Jimmy was pretty quick as a rider as well, shaping boards for prototypes. He also crafted the boards from start to finish, engineering the process for production models like this one here.
Jimmy at Weymouth with one of his speed guns. He made them for Fred Haywood, Pascal Maka, and Erik Beale, breaking all kinds of records.
Your first windsurfing experience? "Kihei across the street from Suda Store. A friend had one of those original 12' Windsurfers (plastic kind) and a pal and I took it out there and struggled in the howling wind." . Favorite minute of windsurfing?"Just before we were going to leave for the Canary Islands for the 1986 Nabisco Speed week, I took my new 8'1" X 13" wide speed board with the 4msq Gaastra speed sail for a test run and the acceleration I was getting was something that I'd never felt before on a windsurfer. This gave me the confidence that "I might have a chance" to do well in this event, if the wind was as strong."
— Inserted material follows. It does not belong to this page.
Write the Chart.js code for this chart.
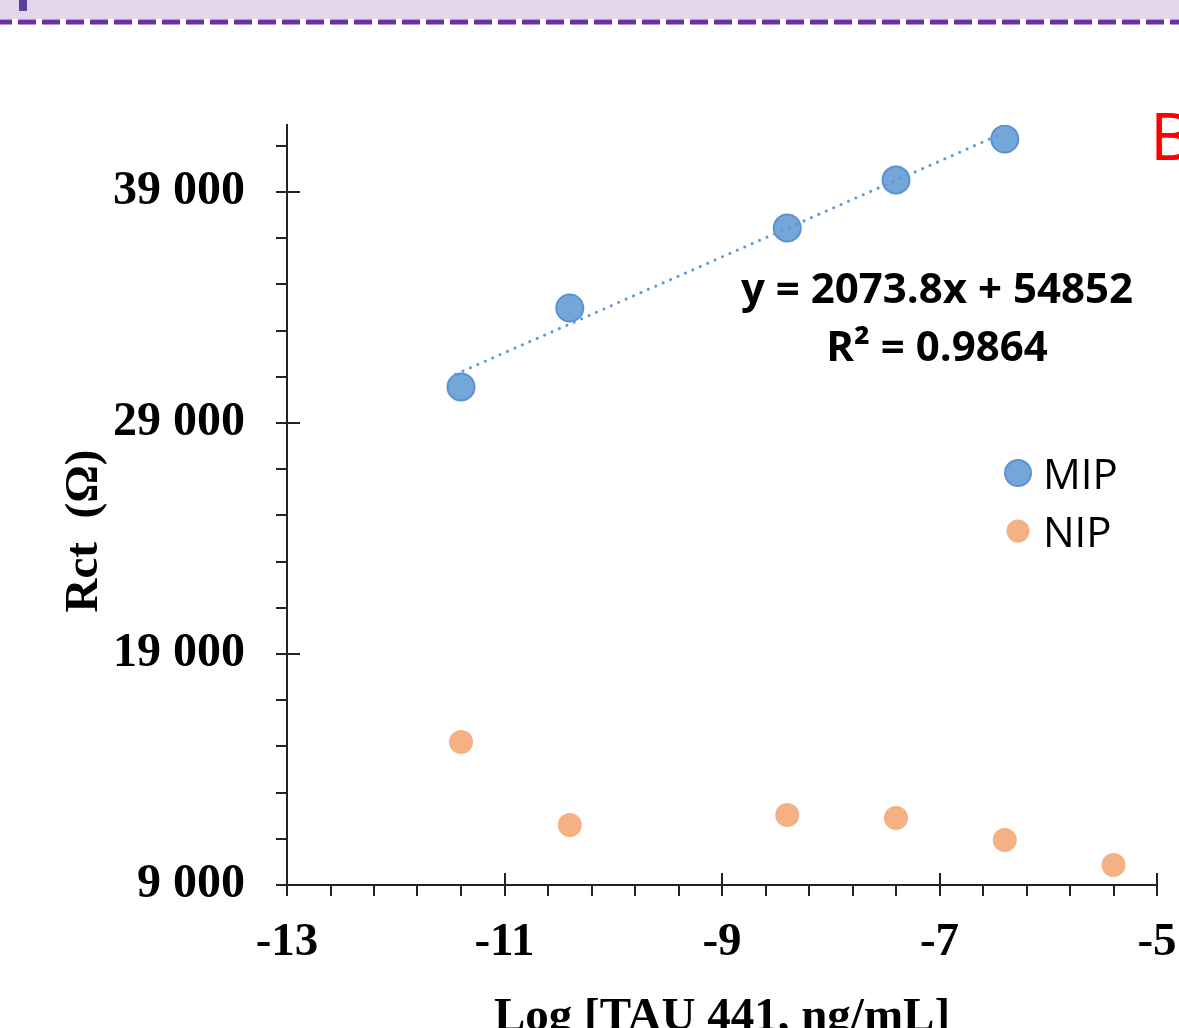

What would you like to be remembered for in this sport? "Making the fastest boards during "our" reign in speed sailing."
From the colors, would say this was Pascal Maka, Erik Beale, and maybe Roddy Lewis? All mudsharks. All fast as shit. Photo Jan Cas Smit
Mike could ride a door, but having Jimmy shape for him got him here. Photo Weston.
Erik Beale's quiver.
Fred and Jimmy were one.
Jimmy shaped a board at Mana Surfboards for Mike Waltze, three years before Sailboards Maui. One for Mark Robinson, too.
Jimmy with sons Marlon and Fred, lol. (He made Fred, too). Jimmy has made all flavors of windsurfing offshoots, like the flavor du jour foil board seen here.